We see one extraordinary teacher arriving to take the place of a much loved teacher. His classroom is classic, and older people will recognize their own experience. The rest of the teachers in the school are new age politically correct specimens, who know the rules, visible and invisible, which ones must be observed and which ones may be ignored, and willing to conform to them.  Coming from Algeria Monsieur Lazhar is culture innocent. A blessing. 

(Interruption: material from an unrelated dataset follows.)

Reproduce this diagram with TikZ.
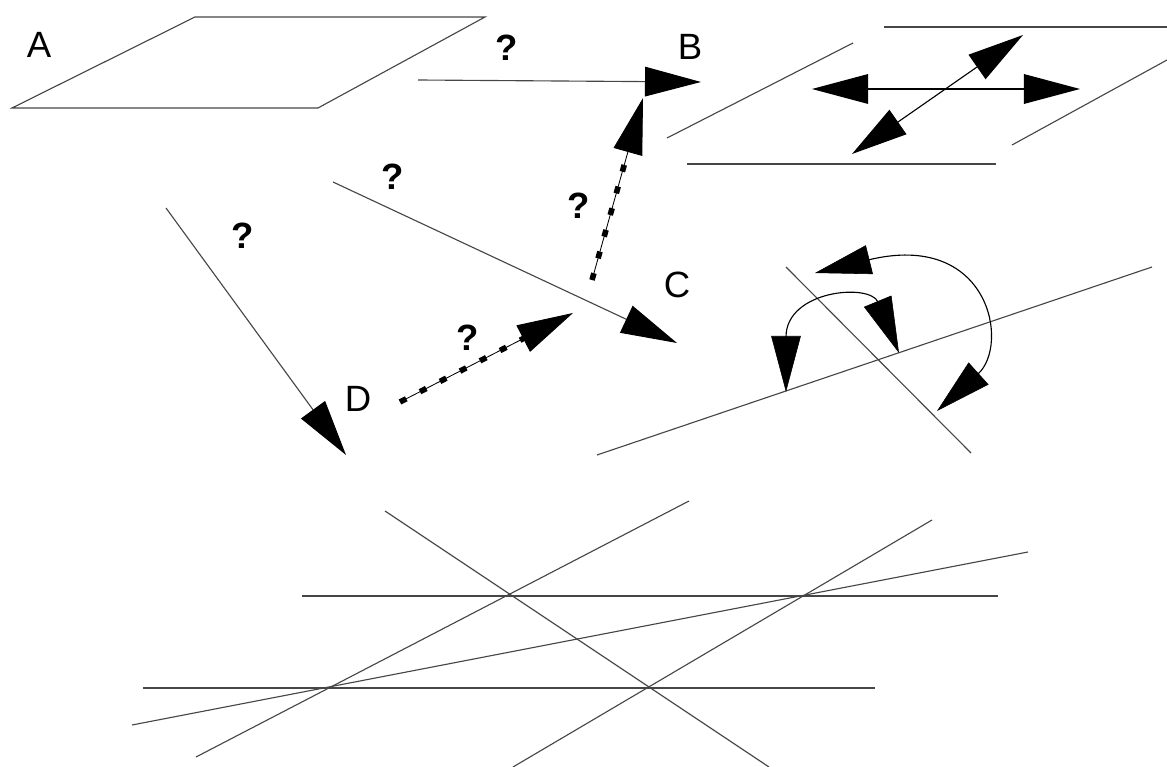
\documentclass[tikz,border=0pt]{standalone}
\usepackage{fontspec}
\setmainfont{Liberation Sans}
\usetikzlibrary{arrows.meta}
\definecolor{linegray}{RGB}{70,70,70}
\tikzset{
    lab/.style={
        font=\fontsize{26}{30}\selectfont, inner sep=0pt
    },
    qlab/.style={
        font=\bfseries\fontsize{26}{30}\selectfont, inner sep=0pt
    }
}

\begin{document}
\begin{tikzpicture}[x=0.025cm,y=-0.025cm, line cap=butt, line join=miter]

% background
\useasboundingbox (0,0) rectangle (1167,767);

\tikzset{
  main/.style={draw=linegray, line width=0.8pt},
  head/.tip={Triangle[length=1.4cm,width=0.74cm,color=black]},
  arr/.style={-head},
  dbl/.style={head-head},
  dots/.style={draw=black, line width=0.6pt,
    postaction={draw, -, line width=4pt, dash pattern=on 5pt off 11pt, shorten >=1.3cm}},
}

% plane A
\coordinate (A1) at (12,108);
\coordinate (A2) at (195,17);
\coordinate (A3) at (485,17);
\coordinate (A4) at (318,108);
\draw[main] (A1) -- (A2) -- (A3) -- (A4) -- cycle;

% arrows round B, C, D
\coordinate (P1) at (418,80);
\coordinate (B)  at (701,82);
\coordinate (P2) at (592,280);
\coordinate (Bu) at (643,98);
\coordinate (P3) at (333,182);
\coordinate (C)  at (677,343);
\coordinate (P4) at (166,208);
\coordinate (D)  at (346,455);
\coordinate (P5) at (400,402);
\coordinate (Cd) at (573,313);

\draw[main, arr] (P1) -- (B);
\draw[dots, arr] (P2) -- (Bu);
\draw[main, arr] (P3) -- (C);
\draw[main, arr] (P4) -- (D);
\draw[dots, arr] (P5) -- (Cd);

% parallel lines, top right
\coordinate (R1) at (884,27);
\coordinate (R2) at (1167,27);
\coordinate (R3) at (687,164);
\coordinate (R4) at (996,164);
\coordinate (R5) at (667,138);
\coordinate (R6) at (853,43);
\coordinate (R7) at (1012,145);
\coordinate (R8) at (1167,60);
\draw[main] (R1) -- (R2);
\draw[main] (R3) -- (R4);
\draw[main] (R5) -- (R6);
\draw[main] (R7) -- (R8);

\coordinate (H1) at (812,89);
\coordinate (H2) at (1080,89);
\coordinate (G1) at (852,154);
\coordinate (G2) at (1023,35);
\draw[main, draw=black, dbl] (H1) -- (H2);
\draw[main, draw=black, dbl] (G1) -- (G2);

% crossing lines with angles
\coordinate (K1) at (597,455);
\coordinate (K2) at (1152,267);
\coordinate (K3) at (786,267);
\coordinate (K4) at (971,453);
\draw[main] (K1) -- (K2);
\draw[main] (K3) -- (K4);

\coordinate (O1) at (868,260);
\coordinate (O2) at (978,374);
\coordinate (T1) at (815,273);
\coordinate (T2) at (937,411);
\draw[main, draw=black] (O1) .. controls (990,230) and (1010,345) .. (O2);
\draw[arr] (O1) -- (T1);
\draw[arr] (O2) -- (T2);

\coordinate (I1) at (786,337);
\coordinate (I2) at (878,302);
\coordinate (T3) at (786,392);
\coordinate (T4) at (899,353);
\draw[main, draw=black] (I1) .. controls (786,290) and (870,283) .. (I2);
\draw[arr] (I1) -- (T3);
\draw[arr] (I2) -- (T4);

% six lines, bottom
\coordinate (L1a) at (302,596);
\coordinate (L1b) at (998,596);
\coordinate (L2a) at (143,688);
\coordinate (L2b) at (875,688);
\coordinate (L3a) at (385,511);
\coordinate (L3b) at (769,767);
\coordinate (L4a) at (689,501);
\coordinate (L4b) at (196,757);
\coordinate (L5a) at (932,520);
\coordinate (L5b) at (513,767);
\coordinate (L6a) at (1028,552);
\coordinate (L6b) at (132,725);
\draw[main] (L1a) -- (L1b);
\draw[main] (L2a) -- (L2b);
\draw[main] (L3a) -- (L3b);
\draw[main] (L4a) -- (L4b);
\draw[main] (L5a) -- (L5b);
\draw[main] (L6a) -- (L6b);

% labels
\node[lab] (labA) at (39,45) {A};
\node[lab] (labB) at (690,47) {B};
\node[lab] (labC) at (677,285) {C};
\node[lab] (labD) at (358,399) {D};

\node[qlab] (q1) at (507,48) {?};
\node[qlab] (q2) at (393,177) {?};
\node[qlab] (q3) at (243,236) {?};
\node[qlab] (q4) at (579,206) {?};
\node[qlab] (q5) at (468,338) {?};

\end{tikzpicture}
\end{document}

The classic authoritarian classroom may not be what modern educational methods prefer, but, and this is important, in the classic classroom there is NO phoniness, masking, "floating signs" covering up the authoritarian structure with good fellowship, and friendly group work, which hides the fact of authoritarianism behind a smiling, friendly mask of  an egalitarian classroom. The authoritarian structure is up front and direct and allows for the behavior of children to resolutely recognize it, and develop their individual ways of meeting it. When it is subversive and invisible, children are unable to come to any terms with it. No matter how nice-nice the school and teachers are, it is still a disciplinary institution to mold students into normality. For an extensive analysis see Foucault's Discipline and Punish and his 1974-75 
College de France Lectures on Abnormal.




Bachir Lazar is walking a tightrope with great finesse and compassion. He loses of course, and that's what happens to the best of teachers. They lose. The Foucauldian Grid defeats them. 


Only by compromising integrity can they continue. It matters not at all that Bachir's students perform well in their exams and that they are learning as well or better than students in other classrooms. Praising academic performance is a mask dissembling the fact that it is not learning that is the priority in a public educational setting. The dirty secret is that it is obedience and control.